Jean Arp was a German-French sculptor, poet, painter, and abstract artist born on September 16, 1886 in Strasbourg, Germany. He went to school at the Ecole des Arts et Metier in Strasborg, and then at the Academie Julian in Paris in 1908. Arp was one of the founders of Dada movement and a pioneer of abstract art. In addition to that, he was an active participant in both Constructivism and Surrealism. He married Sophie Tauber in 1922 and later settled with her at Meudon in 1927.
Artworks
He published his poetry for the first time after moving to France in 1904. Arp settled in Paris in 1920, where he started associating with the Surrealist movement. While in the Surrealist group, he got his first one-man trade fair at the Galerie Surrealiste in Paris, 1927. From 1930 to 1931, he was involved in making relief sculptures and later started to make concrete art, which utilized natural forms. In 1930s, Jean Arp produced several artworks made of numerous elements. He continued writing and publishing poetry and essays until the end of his life.

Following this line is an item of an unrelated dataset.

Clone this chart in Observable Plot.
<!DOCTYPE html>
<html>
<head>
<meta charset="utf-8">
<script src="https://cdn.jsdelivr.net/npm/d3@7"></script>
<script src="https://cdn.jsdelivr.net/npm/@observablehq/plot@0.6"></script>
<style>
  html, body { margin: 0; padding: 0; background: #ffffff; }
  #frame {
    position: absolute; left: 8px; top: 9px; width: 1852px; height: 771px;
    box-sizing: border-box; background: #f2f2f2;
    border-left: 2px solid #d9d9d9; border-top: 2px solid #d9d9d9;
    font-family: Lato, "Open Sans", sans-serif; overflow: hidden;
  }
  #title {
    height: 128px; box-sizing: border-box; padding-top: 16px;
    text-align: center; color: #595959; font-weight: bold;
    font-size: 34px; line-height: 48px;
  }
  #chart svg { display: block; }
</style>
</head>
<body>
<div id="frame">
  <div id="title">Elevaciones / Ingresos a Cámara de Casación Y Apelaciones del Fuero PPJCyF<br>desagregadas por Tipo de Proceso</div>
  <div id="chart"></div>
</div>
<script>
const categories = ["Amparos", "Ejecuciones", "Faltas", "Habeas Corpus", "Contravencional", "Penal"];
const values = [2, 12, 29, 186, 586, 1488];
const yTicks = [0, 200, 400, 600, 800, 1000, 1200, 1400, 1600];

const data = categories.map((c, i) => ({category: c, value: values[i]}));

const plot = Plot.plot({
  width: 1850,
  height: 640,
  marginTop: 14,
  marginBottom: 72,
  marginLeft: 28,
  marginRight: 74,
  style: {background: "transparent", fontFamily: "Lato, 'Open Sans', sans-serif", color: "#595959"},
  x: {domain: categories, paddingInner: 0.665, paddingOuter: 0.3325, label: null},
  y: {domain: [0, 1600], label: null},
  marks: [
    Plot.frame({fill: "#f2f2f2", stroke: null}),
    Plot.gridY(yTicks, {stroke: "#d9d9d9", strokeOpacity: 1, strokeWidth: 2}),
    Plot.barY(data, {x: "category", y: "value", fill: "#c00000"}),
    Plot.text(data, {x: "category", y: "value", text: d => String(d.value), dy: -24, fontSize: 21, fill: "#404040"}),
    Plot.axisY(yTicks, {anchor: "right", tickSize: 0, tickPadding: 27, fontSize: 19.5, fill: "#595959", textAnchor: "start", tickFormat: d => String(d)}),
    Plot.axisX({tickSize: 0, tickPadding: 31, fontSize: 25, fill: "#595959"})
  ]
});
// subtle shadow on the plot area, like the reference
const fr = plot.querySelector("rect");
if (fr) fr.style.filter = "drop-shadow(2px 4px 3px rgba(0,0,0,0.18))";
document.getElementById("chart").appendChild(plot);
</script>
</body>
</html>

Some of his famous sculptures include: Human Concretion (1933), The Dream (1937), Torso Preadamite and The Star. Some of his painting artworks are: Before my Birth (1914), Automatic Drawing (1916) and Tete Paysage (1924-26) among others. Arp also made many illustrations, figurative painting, prints, textiles and religious painting artworks. His ideal medium was wood or bronze.
Art Techniques or Styles
Jean Arp consistently created novel and abstract forms in several media-bas reliefs, sculpture in the round, painted wood reliefs, collages and painted cutouts. When using a collage technique, he produced the famous: Before my Birth in 1914 and According to the Laws of Chance in 1933. Some of the work he produced using the woodcut technique includes Shirt Front and Fork, Torn-up Woodcut, and The Sun Recircled. Jean Arp also used other techniques including oil painting, watercolor, ink and pencil.
During his life, Arp received many awards for his work, some of which include the Grand Prix National des Arts in 1963 and the Goethe prize from University of Hamburg in 1965. Jean Arp died in Basel in 1966.